Leila et ses frères rejoint donc les dernières réussites du cinéma iranien dans sa description d’une société exsangue qui n’a plus rien à offrir à ses citoyens. Les portes qui se referment ici rappellent celles auxquelles se heurtaient le Héros de Farhadi et l’exil apparaît encore comme l’une des solutions, quand bien même elle est source de déchirures, comme c’était déjà le cas dans Le diable n’existe pas (Mohammad Rasoulof, 2021) ou dans Hit the road (Panah Panahi, 2022). Dans une interview au Monde donnée en 2021, Saeed Roustaee déclarait que la crise vécue par l’Iran était la source de la vitalité de sa cinématographie, concentrée sur les problématiques sociales et comparait cette situation à celle « qui a vu l’émergence du néoréalisme en Italie » (1). La remarque, judicieuse, rappelle que la trajectoire de cette chronique familiale rappelle celle de Rocco et ses frères dans son souffle tragique mâtiné de tendresse de la même manière que la fin du Héros, où le père avançait piteusement avec son fils vers la prison, invoquait le souvenir des derniers instants du Voleur du bicyclette. Loin de nous l’idée de pousser plus loin la ressemblance entre deux périodes distinctes mais seulement de noter l’importance et la richesse de la production iranienne.
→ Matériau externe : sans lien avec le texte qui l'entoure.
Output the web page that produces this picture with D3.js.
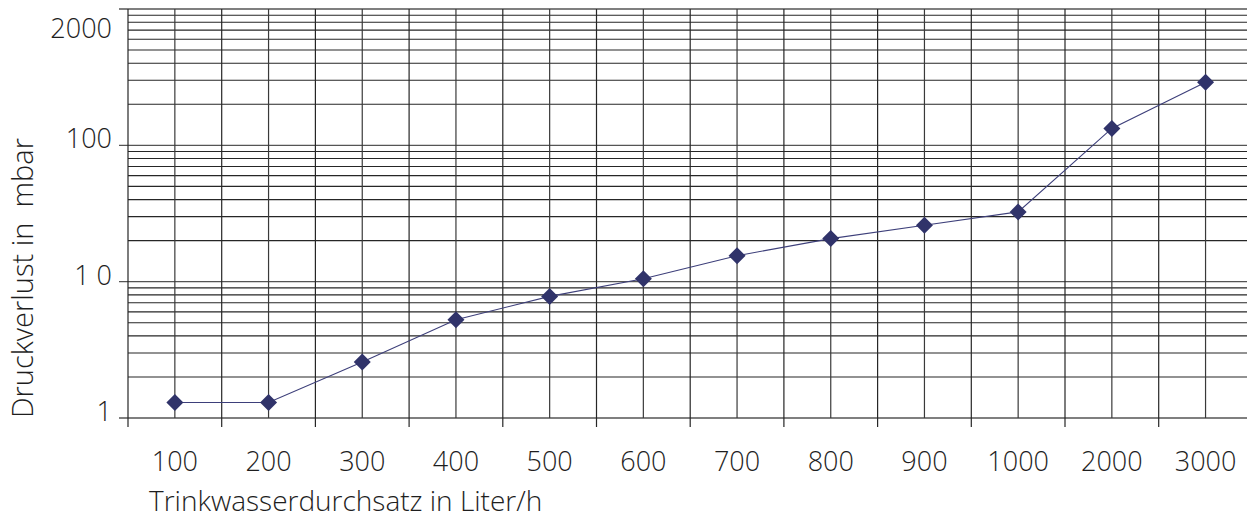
<!DOCTYPE html>
<html>
<head>
<meta charset="utf-8">
<script src="https://cdn.jsdelivr.net/npm/d3@7"></script>
<style>
  html, body { margin: 0; padding: 0; background: #fff; }
  svg { display: block; }
  text { font-family: "Open Sans", "Noto Sans", sans-serif; font-weight: 350; fill: #1e1e1e; }
</style>
</head>
<body>
<svg id="chart" width="1247" height="519"></svg>
<script>
// Flow rate categories (Liter/h) and measured pressure loss (mbar)
const categories = ["100", "200", "300", "400", "500", "600", "700", "800", "900", "1000", "2000", "3000"];
const pressureLoss = [1.3, 1.3, 2.57, 5.25, 7.8, 10.5, 15.5, 20.7, 25.9, 32.5, 133, 290];

// Y tick labels as printed on the axis, with the value each one sits on
const yTickValues = [1, 10, 100, 650];
const yTickLabels = ["1", "1 0", "100", "2000"];

const svg = d3.select("#chart");
const W = 1247;

const x = d3.scaleBand().domain(categories).range([128, 128 + 12 * 93.7]).padding(0);
const y = d3.scaleLog().domain([1, 1000]).range([418, 9]);
const cx = d => x(d) + x.bandwidth() / 2;

const grid = svg.append("g");

// Logarithmic horizontal grid: minor lines 2..9 per decade, major lines at powers of ten
const minor = [];
for (let p = 0; p < 3; p++) for (let m = 2; m <= 9; m++) minor.push(m * Math.pow(10, p));
const major = [1, 10, 100, 1000];

grid.selectAll("line.minor").data(minor).join("line")
  .attr("x1", 128).attr("x2", W)
  .attr("y1", d => y(d)).attr("y2", d => y(d))
  .attr("stroke", "#262626").attr("stroke-width", 1.1);

grid.selectAll("line.major").data(major).join("line")
  .attr("x1", 119).attr("x2", W)
  .attr("y1", d => y(d)).attr("y2", d => y(d))
  .attr("stroke", "#555").attr("stroke-width", 1.4);

// Vertical lines: category boundaries (with ticks below the axis) and category centres
const bounds = categories.map(c => x(c)).concat([x.range()[1]]);
grid.selectAll("line.bound").data(bounds).join("line")
  .attr("x1", d => d).attr("x2", d => d)
  .attr("y1", 9).attr("y2", 427)
  .attr("stroke", "#262626").attr("stroke-width", 1.2);

grid.selectAll("line.centre").data(categories).join("line")
  .attr("x1", d => cx(d)).attr("x2", d => cx(d))
  .attr("y1", 9).attr("y2", 418)
  .attr("stroke", "#3a3a3a").attr("stroke-width", 1.2);

// Y tick labels
svg.append("g").selectAll("text").data(yTickValues).join("text")
  .attr("x", 112).attr("y", d => y(d) + 3)
  .attr("text-anchor", "end")
  .attr("font-size", 27)
  .text((d, i) => yTickLabels[i]);

// X tick labels
svg.append("g").selectAll("text").data(categories).join("text")
  .attr("x", d => cx(d)).attr("y", 471)
  .attr("text-anchor", "middle")
  .attr("font-size", 27)
  .text(d => d);

// Axis titles
svg.append("text")
  .attr("x", 149).attr("y", 511)
  .attr("font-size", 28)
  .text("Trinkwasserdurchsatz in Liter/h");

svg.append("text")
  .attr("transform", "translate(33,418) rotate(-90)")
  .attr("font-size", 29)
  .attr("xml:space", "preserve")
  .style("white-space", "pre")
  .text("Druckverlust in  mbar");

// Data line and diamond markers
const line = d3.line().x((d, i) => cx(categories[i])).y(d => y(d));
svg.append("path")
  .datum(pressureLoss)
  .attr("d", line)
  .attr("fill", "none")
  .attr("stroke", "#3d3f7a")
  .attr("stroke-width", 1.1);

svg.append("g").selectAll("path").data(pressureLoss).join("path")
  .attr("transform", (d, i) => `translate(${cx(categories[i])},${y(d)})`)
  .attr("d", "M0,-8.5L8.5,0L0,8.5L-8.5,0Z")
  .attr("fill", "#30336a");
</script>
</body>
</html>
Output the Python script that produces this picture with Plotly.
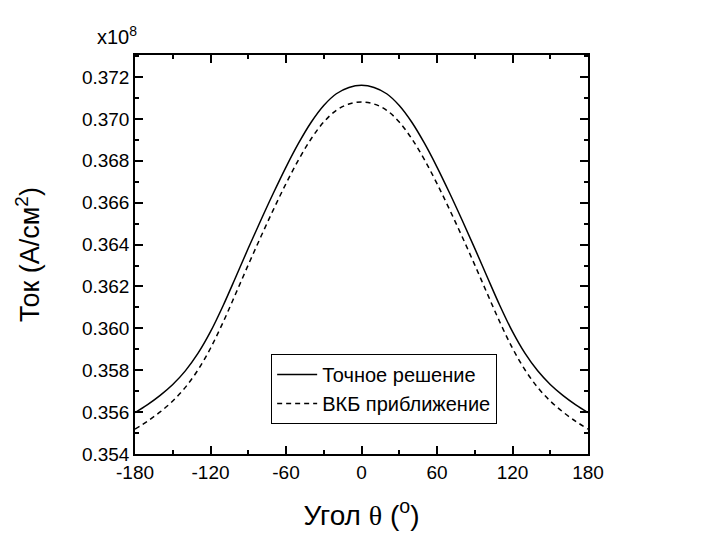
import plotly.graph_objects as go

angles = [-180, -170, -160, -150, -140, -130, -120, -110, -100, -90, -80, -70, -60, -50, -40, -30, -20, -10,
          0, 10, 20, 30, 40, 50, 60, 70, 80, 90, 100, 110, 120, 130, 140, 150, 160, 170, 180]

exact = [0.35598, 0.35636, 0.35680, 0.35732, 0.35797, 0.35880, 0.35984, 0.36108, 0.36244, 0.36382,
         0.36516, 0.36646, 0.36770, 0.36884, 0.36984, 0.37064, 0.37120, 0.37150,
         0.37160,
         0.37150, 0.37120, 0.37064, 0.36984, 0.36884, 0.36770, 0.36646, 0.36516, 0.36382,
         0.36244, 0.36108, 0.35984, 0.35880, 0.35797, 0.35732, 0.35680, 0.35636, 0.35598]

wkb = [0.35519, 0.35557, 0.35601, 0.35653, 0.35718, 0.35801, 0.35905, 0.36029, 0.36165, 0.36303,
       0.36437, 0.36567, 0.36691, 0.36805, 0.36905, 0.36985, 0.37041, 0.37071,
       0.37081,
       0.37071, 0.37041, 0.36985, 0.36905, 0.36805, 0.36691, 0.36567, 0.36437, 0.36303,
       0.36165, 0.36029, 0.35905, 0.35801, 0.35718, 0.35653, 0.35601, 0.35557, 0.35519]

x_ticks = [-180, -120, -60, 0, 60, 120, 180]
y_ticks = [0.354, 0.356, 0.358, 0.360, 0.362, 0.364, 0.366, 0.368, 0.370, 0.372]

series_names = ["Точное решение", "ВКБ приближение"]

fig = go.Figure()
fig.add_trace(go.Scatter(x=angles, y=exact, mode="lines", name=series_names[0],
                         line=dict(color="black", width=1.5, shape="spline", smoothing=1.0)))
fig.add_trace(go.Scatter(x=angles, y=wkb, mode="lines", name=series_names[1],
                         line=dict(color="black", width=1.5, dash="5px,4px", shape="spline", smoothing=1.0)))

font = "Liberation Sans, Arial, sans-serif"
fig.update_layout(
    width=697, height=533,
    margin=dict(l=127, r=117, t=47, b=87),
    paper_bgcolor="white", plot_bgcolor="white",
    font=dict(family=font, color="black", size=19),
    showlegend=True,
    legend=dict(x=0.55, y=0.163, xanchor="center", yanchor="middle",
                bgcolor="white", bordercolor="black", borderwidth=1,
                itemwidth=40,
                font=dict(size=20, family=font), tracegroupgap=0),
    xaxis=dict(range=[-180, 180], tickvals=x_ticks, ticktext=[str(v) for v in x_ticks],
               ticks="inside", ticklen=8, tickwidth=1.5, tickcolor="black",
               showline=True, linecolor="black", linewidth=1.5, mirror="allticks",
               showgrid=False, zeroline=False,
               minor=dict(dtick=30, tick0=0, ticks="inside", ticklen=4, tickwidth=1.5, tickcolor="black", showgrid=False),
               tickfont=dict(size=19),
               title=dict(text="Угол <span style=\"font-family:'Liberation Serif'\">θ</span> (<sup>o</sup>)",
                          font=dict(size=28), standoff=24)),
    yaxis=dict(range=[0.354, 0.37305], tickvals=y_ticks, ticktext=[f"{v:.3f}" for v in y_ticks],
               ticks="inside", ticklen=8, tickwidth=1.5, tickcolor="black",
               showline=True, linecolor="black", linewidth=1.5, mirror="allticks",
               showgrid=False, zeroline=False,
               minor=dict(dtick=0.001, tick0=0.354, ticks="inside", ticklen=4, tickwidth=1.5, tickcolor="black", showgrid=False),
               tickfont=dict(size=19),
               title=dict(text="Ток (А/см<sup>2</sup>)", font=dict(size=27), standoff=34)),
    annotations=[dict(text="x10<sup>8</sup>", xref="paper", yref="paper", x=0.0, y=1.0,
                      xanchor="right", yanchor="bottom", yshift=5, xshift=4, showarrow=False,
                      font=dict(size=20, family=font))],
)

fig.write_html("out.html")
À cet égard, l’interdiction de la sortie du film en Iran, et surtout le récent emprisonnement de Jafar Panahi, Mohammad Rasoulof et de Mostafa Al-Ahmad, nous rappellent le grand danger qui pèse sur ces artistes et le courage dont ils font preuve à chacun de leur nouveau projet. Ces tristes événements nous obligent également à porter avec encore plus d’ardeur ces œuvres qui parviennent à échapper à la main d’un régime sanguinaire pour nous offrir la puissance de leur discours, aussi bien politique que poétique.